Iamus is arguably the first complete album to be composed solely by a computer and recorded by human musicians.[1] This has generated a controversial discussion about the nature of artistic expression not only in music, but in many performing and visual arts. Tom Service, in reference to the piece "Hello World!", stated, "Iamus's Hello World... ought to pose existential questions about the integrity of musical composition, to blow holes in the fallacy that every note a human composer writes comes from a wellspring of emotion and deep thought unique to our consciousness."[2]

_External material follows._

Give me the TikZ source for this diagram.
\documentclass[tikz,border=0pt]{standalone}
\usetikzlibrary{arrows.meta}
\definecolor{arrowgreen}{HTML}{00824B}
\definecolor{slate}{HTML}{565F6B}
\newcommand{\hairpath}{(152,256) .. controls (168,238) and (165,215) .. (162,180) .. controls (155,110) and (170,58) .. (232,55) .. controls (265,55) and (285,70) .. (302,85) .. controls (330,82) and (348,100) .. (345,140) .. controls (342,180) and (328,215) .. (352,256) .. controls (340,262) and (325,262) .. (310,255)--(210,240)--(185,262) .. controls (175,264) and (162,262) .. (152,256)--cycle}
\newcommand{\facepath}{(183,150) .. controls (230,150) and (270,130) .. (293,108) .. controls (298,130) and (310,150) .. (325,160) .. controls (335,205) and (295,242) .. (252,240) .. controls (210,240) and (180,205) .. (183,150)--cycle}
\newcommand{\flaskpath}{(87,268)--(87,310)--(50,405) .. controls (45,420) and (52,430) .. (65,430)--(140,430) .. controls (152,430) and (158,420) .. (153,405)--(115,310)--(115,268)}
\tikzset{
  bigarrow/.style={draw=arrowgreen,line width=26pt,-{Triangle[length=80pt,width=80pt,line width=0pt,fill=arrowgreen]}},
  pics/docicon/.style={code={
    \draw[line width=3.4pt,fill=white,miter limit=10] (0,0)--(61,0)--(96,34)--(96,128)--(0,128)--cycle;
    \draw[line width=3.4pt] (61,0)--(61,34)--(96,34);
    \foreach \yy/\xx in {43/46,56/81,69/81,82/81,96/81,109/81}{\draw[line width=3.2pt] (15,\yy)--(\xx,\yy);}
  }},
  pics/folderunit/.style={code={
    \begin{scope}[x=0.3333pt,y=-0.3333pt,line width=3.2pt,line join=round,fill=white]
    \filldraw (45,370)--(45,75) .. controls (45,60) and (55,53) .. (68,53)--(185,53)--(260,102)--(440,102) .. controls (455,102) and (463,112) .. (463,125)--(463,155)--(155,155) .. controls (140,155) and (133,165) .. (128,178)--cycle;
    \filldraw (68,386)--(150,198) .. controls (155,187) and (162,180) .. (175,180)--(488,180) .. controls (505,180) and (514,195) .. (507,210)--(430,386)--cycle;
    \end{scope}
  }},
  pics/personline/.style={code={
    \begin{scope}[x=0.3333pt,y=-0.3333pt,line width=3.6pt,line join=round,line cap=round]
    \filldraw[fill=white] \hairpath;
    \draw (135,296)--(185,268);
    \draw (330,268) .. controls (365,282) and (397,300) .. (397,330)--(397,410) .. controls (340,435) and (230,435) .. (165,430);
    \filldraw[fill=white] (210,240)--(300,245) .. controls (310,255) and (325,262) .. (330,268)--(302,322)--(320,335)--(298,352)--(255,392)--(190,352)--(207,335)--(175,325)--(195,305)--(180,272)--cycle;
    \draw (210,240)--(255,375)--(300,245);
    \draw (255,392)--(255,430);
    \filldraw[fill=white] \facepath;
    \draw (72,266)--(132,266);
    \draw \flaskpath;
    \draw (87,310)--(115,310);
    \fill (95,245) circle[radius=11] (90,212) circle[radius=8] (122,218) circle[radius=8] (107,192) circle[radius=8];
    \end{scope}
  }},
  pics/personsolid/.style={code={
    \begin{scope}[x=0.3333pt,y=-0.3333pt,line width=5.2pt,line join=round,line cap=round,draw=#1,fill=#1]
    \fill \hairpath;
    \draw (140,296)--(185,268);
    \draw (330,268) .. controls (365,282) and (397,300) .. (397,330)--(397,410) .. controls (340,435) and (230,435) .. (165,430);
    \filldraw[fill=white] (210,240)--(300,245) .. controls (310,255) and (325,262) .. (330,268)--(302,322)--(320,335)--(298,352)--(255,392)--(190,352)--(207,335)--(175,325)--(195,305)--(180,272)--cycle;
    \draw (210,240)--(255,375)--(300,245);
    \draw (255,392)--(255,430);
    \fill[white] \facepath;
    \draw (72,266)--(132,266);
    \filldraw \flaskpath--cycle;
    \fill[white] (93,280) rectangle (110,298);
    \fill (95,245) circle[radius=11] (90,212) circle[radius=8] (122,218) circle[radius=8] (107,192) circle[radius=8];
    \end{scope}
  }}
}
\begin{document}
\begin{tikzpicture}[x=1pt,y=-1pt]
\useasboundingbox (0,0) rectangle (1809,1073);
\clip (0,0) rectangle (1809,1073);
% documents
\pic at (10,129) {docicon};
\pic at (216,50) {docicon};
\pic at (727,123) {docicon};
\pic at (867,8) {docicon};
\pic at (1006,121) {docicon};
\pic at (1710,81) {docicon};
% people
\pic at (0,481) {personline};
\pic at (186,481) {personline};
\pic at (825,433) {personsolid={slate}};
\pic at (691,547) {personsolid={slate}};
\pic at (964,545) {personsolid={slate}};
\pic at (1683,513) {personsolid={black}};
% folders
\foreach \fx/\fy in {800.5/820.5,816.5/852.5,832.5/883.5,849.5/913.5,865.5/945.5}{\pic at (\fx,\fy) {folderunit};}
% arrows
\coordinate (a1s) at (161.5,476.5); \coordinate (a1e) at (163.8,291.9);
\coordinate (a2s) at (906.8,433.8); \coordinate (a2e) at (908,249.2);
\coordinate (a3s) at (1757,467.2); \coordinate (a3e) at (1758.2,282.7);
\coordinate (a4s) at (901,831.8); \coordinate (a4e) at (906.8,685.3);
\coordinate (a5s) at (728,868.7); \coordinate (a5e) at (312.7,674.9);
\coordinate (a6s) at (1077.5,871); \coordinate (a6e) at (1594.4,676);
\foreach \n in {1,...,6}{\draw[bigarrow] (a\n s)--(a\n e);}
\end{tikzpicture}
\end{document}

Philip Ball, prolific science author, has written a piece on the album in the interdisciplinary science journal Nature, about Iamus and its role with present methods of music composition.[3]
Track listing
No. | Title | Length |
---|---|---|
1. | "Tránsitos I" | 6:30 |
2. | "Tránsitos II" | 6:23 |
3. | "Nasciturus" | 5:09 |
4. | "Alphard" | 3:30 |
5. | "Kinoth" | 5:45 |
6. | "Colossus" | 5:23 |
7. | "Hello World!" | 8:08 |
8. | "Ugadi I" | 3:23 |
9. | "Ugadi II" | 2:48 |
10. | "Mutability" | 4:00 |
References
- ^ "Computer composer honours Turing's centenary". New Scientist. 5 July 2012.
- ^ Service, Tom (1 July 2012). "Iamus's Hello World review". The Guardian. Retrieved 2 July 2012.
- ^ Ball, Philip (2012). "Algorithmic Rapture". Nature. 188: 456.